Angleterre : réduction de services et croissance des inégalités pour l’enfance
L’ENFANCE VICTIME DE L’AUSTERITE. Ce jeudi 5 avril, la fondation Stutton Trust a publié un rapport qui signale la fermeture de 1,000 Sure Start Children’s Centres depuis 2010 et, plus globalement, la baisse des crédits affectés à l’action en faveur de l’enfance. Selon une étude réalisée par le Labour party, les dépenses en faveur de l’enfance et de la jeunesse ont diminué d’un milliard de livres depuis 2012. Le secteur est pris en ciseau entre la baisse des crédits gouvernementaux d’un côté et les conséquences des réductions des dotations aux autorités locales de l’autre.
Les Sure Start Children’s Centres ont été créés, pour la seule Angleterre, en 1998 à l’initiative du chancelier de l’Echiquier travailliste de l’époque, Gordon Brown. Ce sont des centres qui combinent accueillent des enfants et aide aux parents, à mi chemin entre la crèche et le planning familial en France. Ils prennent en chargent la tranche d’âge comprise entre 0 et 5 ans. Ce programme gouvernemental a été transféré, en 2005, aux autorités locales. Il existe des répliques au Pays-de-Galles et en Ecosse, disposant d’un financement différent.
Alors que les données officielles font état de 500 centres fermés en Angleterre depuis 2010, Stutton Trust affirme que ces chiffres sont largement sous-estimés. La fondation évalue à 1,000 le nombre de Children’s Centres qui ont disparu sur le même laps de temps. Selon son étude, la baisse des crédits constitue le premier facteur de motivation dans la fermeture des dispositifs, raison évoquée dans 84% des cas par les collectivités qui ont du procéder à de telles décisions.
Selon une autre étude, publiée en 2017, les dépenses en faveur des services à l’enfance ont diminué de 9% dans les councils anglais depuis 2010. Pendant la même période, le nombre d’enfants considérés en besoin a augmenté de 5%. Par ailleurs, des milliers d’entre eux sont suivis par des assistants sociaux quand ils ne sont pas placés dans des dispositifs de protection de l’enfance.
La fondation estime que les réductions budgétaires ont pour conséquence un accès très inégal aux services destinées à la petite enfance à travers le pays. Elle ajoute que, dans les Children’s Centres qui existent toujours, seule une partie des prestations initialement prévues sont encore proposées, ce qui a des conséquences néfastes sur la mobilité sociale. Stutton Trust affirme enfin que des milliers d’enfants n’ont pas accès à des services considérés comme « vitaux ».
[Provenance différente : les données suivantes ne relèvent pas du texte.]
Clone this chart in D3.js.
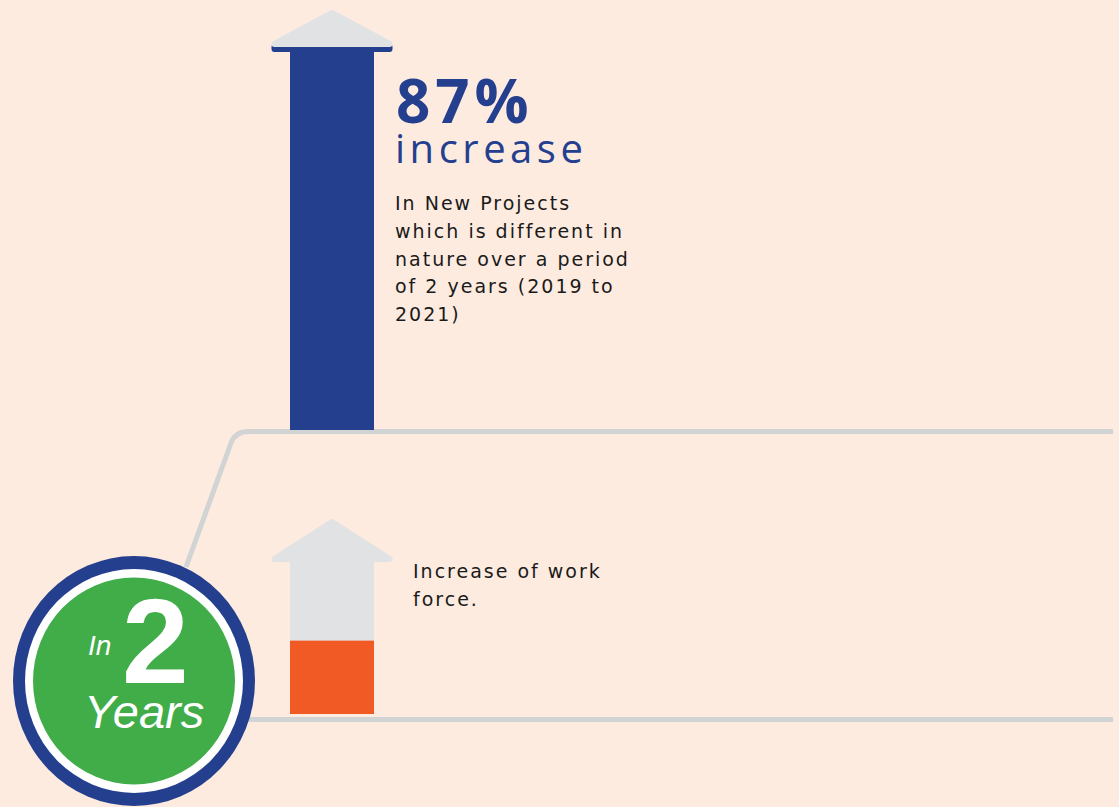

Créateur de la fondation, Sir Peter Lampl a souligné, en présentant son rapport : « La qualité des services à la petite enfance fait une différence substantielle dans le développement des enfants, particulièrement ceux qui viennent des foyers les plus pauvres. C’est un sujet grave que l’offre des Sure Start Children’s Centres soit aujourd’hui plus faible (en termes de nombre et de services) qu’il il y a une décennie. »
Cette étude conforte celle réalisée par le Labour Party, sous l’autorité d’Angela Rayner, shadow secretary à l’Education et en charge de la petite enfance. Les chiffres collectés par le parti travailliste font état d’une explosion des frais de garde de la petite enfance. En Angleterre, pour un enfant de deux ans, ils s’élèvent à 121 livres par semaine, contre 82 en 2009 (dernière année de gouvernement Labour). La hausse est de 47%, quand le salaire n’a augmenté que de 17% dans la même période.
Le gouvernement conservateur a maintenu une aide permettant 30 heures gratuites de garde pour les foyers dont les deux parents travaillent. Elles s’appliquent aux enfants âgés de 3 à 4 ans. Les enfants de 2 ans ne sont concernés que si leur famille bénéficie de certaines allocations destinées aux bas revenus.
Plus grave, selon l’Institute for Fiscal Studies, le principal organisme d’évaluation des politiques publiques, jusqu’à 160,000 enfants sont menacés de ne plus avoir accès au seul repas chaud qui leur est, pour l’heure, garanti dans la journée. Depuis le 1er avril, les enfants issus de foyers bénéficiaires de l’allocation universelle, Universal Credit, dont les revenus sont inférieurs à 7,400 livres par an peuvent prétendre à un repas gratuit à l’école. Malgré l’inflation, ce plafond n’a pas été révisé à la hausse, laissant sur le carreau des dizaines de milliers d’enfants.
Selon Equality and Human Rights Commission, l’organisme britannique en faveur de l’égalité, d’ici à 2021, ce sont 1.5 millions d’enfants supplémentaires qui pourraient vivre dans la pauvreté. Selon les chiffres des organisations non gouvernementales, à l’heure actuelle, un enfant sur trois vit dans la pauvreté en Grande-Bretagne.